What is asked: Skip the pictures, please, and write out exactly the lines from the opening of the data through the line containing "bg.set_ylim(0, 1)".

Data shown:
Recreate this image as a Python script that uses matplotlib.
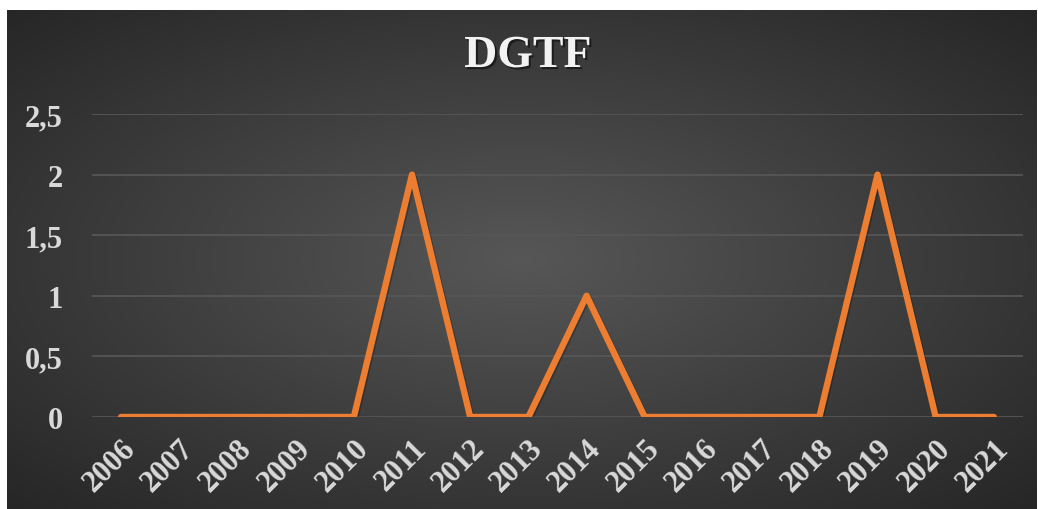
import numpy as np
import matplotlib.pyplot as plt
import matplotlib.patheffects as pe

years = ['2006', '2007', '2008', '2009', '2010', '2011', '2012', '2013',
         '2014', '2015', '2016', '2017', '2018', '2019', '2020', '2021']
dgtf = [0, 0, 0, 0, 0, 2, 0, 0, 1, 0, 0, 0, 0, 2, 0, 0]
yticks = [0, 0.5, 1, 1.5, 2, 2.5]
ytick_labels = ['0', '0,5', '1', '1,5', '2', '2,5']

plt.rcParams['font.family'] = ['Liberation Serif', 'DejaVu Serif']

W, H = 1038, 510
fig = plt.figure(figsize=(W / 100, H / 100), dpi=100)
fig.patch.set_facecolor('white')

# dark radial gradient background
bg = fig.add_axes([7 / W, 0, (1037 - 7) / W, (H - 11) / H])
bg.axis('off')
gx = np.linspace(-1, 1, 400)
gy = np.linspace(-1, 1, 200)
GX, GY = np.meshgrid(gx, gy)
r = np.sqrt(GX**2 + GY**2) / np.sqrt(2)
shade = 0.34 - 0.19 * r
img = np.dstack([shade, shade, shade])
bg.imshow(img, aspect='auto', extent=[0, 1, 0, 1], interpolation='bilinear')
bg.set_xlim(0, 1)
bg.set_ylim(0, 1)

ax = fig.add_axes([92 / W, (H - 418) / H, (1023 - 92) / W, (418 - 115) / H])
ax.patch.set_alpha(0)
x = np.arange(len(years))
ax.plot(x, dgtf, color='#ED7D31', lw=4.6, solid_joinstyle='round',
        solid_capstyle='round', zorder=3,
        path_effects=[pe.SimpleLineShadow(offset=(1, -1), shadow_color='black', alpha=0.25),
                      pe.Normal()])
ax.set_xlim(-0.5, len(years) - 0.5)
ax.set_ylim(0, 2.5)
ax.set_yticks(yticks)
ax.set_yticklabels(ytick_labels)
ax.set_xticks(x)
ax.set_xticklabels(years, rotation=45, ha='right', va='top', rotation_mode='anchor')
ax.grid(axis='y', color='#565656', lw=1.3)
ax.set_axisbelow(True)
for s in ax.spines.values():
    s.set_visible(False)
ax.tick_params(axis='y', length=0, pad=21, labelsize=22, labelcolor='#d9d9d9')
ax.tick_params(axis='x', length=0, pad=12, labelsize=22, labelcolor='#d9d9d9')
for lab in ax.get_xticklabels() + ax.get_yticklabels():
    lab.set_fontweight('bold')

fig.text(528 / W, (H - 57) / H, 'DGTF', ha='center', va='center', fontsize=33,
         fontweight='bold', color='#f2f2f2',
         path_effects=[pe.withSimplePatchShadow(offset=(1.5, -1.5), shadow_rgbFace='black', alpha=0.5)])

fig.savefig('out.png', dpi=100, facecolor=fig.get_facecolor())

Solution for this task:
Recreate this image as a Python script that uses matplotlib.
import numpy as np
import matplotlib.pyplot as plt
import matplotlib.patheffects as pe

years = ['2006', '2007', '2008', '2009', '2010', '2011', '2012', '2013',
         '2014', '2015', '2016', '2017', '2018', '2019', '2020', '2021']
dgtf = [0, 0, 0, 0, 0, 2, 0, 0, 1, 0, 0, 0, 0, 2, 0, 0]
yticks = [0, 0.5, 1, 1.5, 2, 2.5]
ytick_labels = ['0', '0,5', '1', '1,5', '2', '2,5']

plt.rcParams['font.family'] = ['Liberation Serif', 'DejaVu Serif']

W, H = 1038, 510
fig = plt.figure(figsize=(W / 100, H / 100), dpi=100)
fig.patch.set_facecolor('white')

# dark radial gradient background
bg = fig.add_axes([7 / W, 0, (1037 - 7) / W, (H - 11) / H])
bg.axis('off')
gx = np.linspace(-1, 1, 400)
gy = np.linspace(-1, 1, 200)
GX, GY = np.meshgrid(gx, gy)
r = np.sqrt(GX**2 + GY**2) / np.sqrt(2)
shade = 0.34 - 0.19 * r
img = np.dstack([shade, shade, shade])
bg.imshow(img, aspect='auto', extent=[0, 1, 0, 1], interpolation='bilinear')
bg.set_xlim(0, 1)
bg.set_ylim(0, 1)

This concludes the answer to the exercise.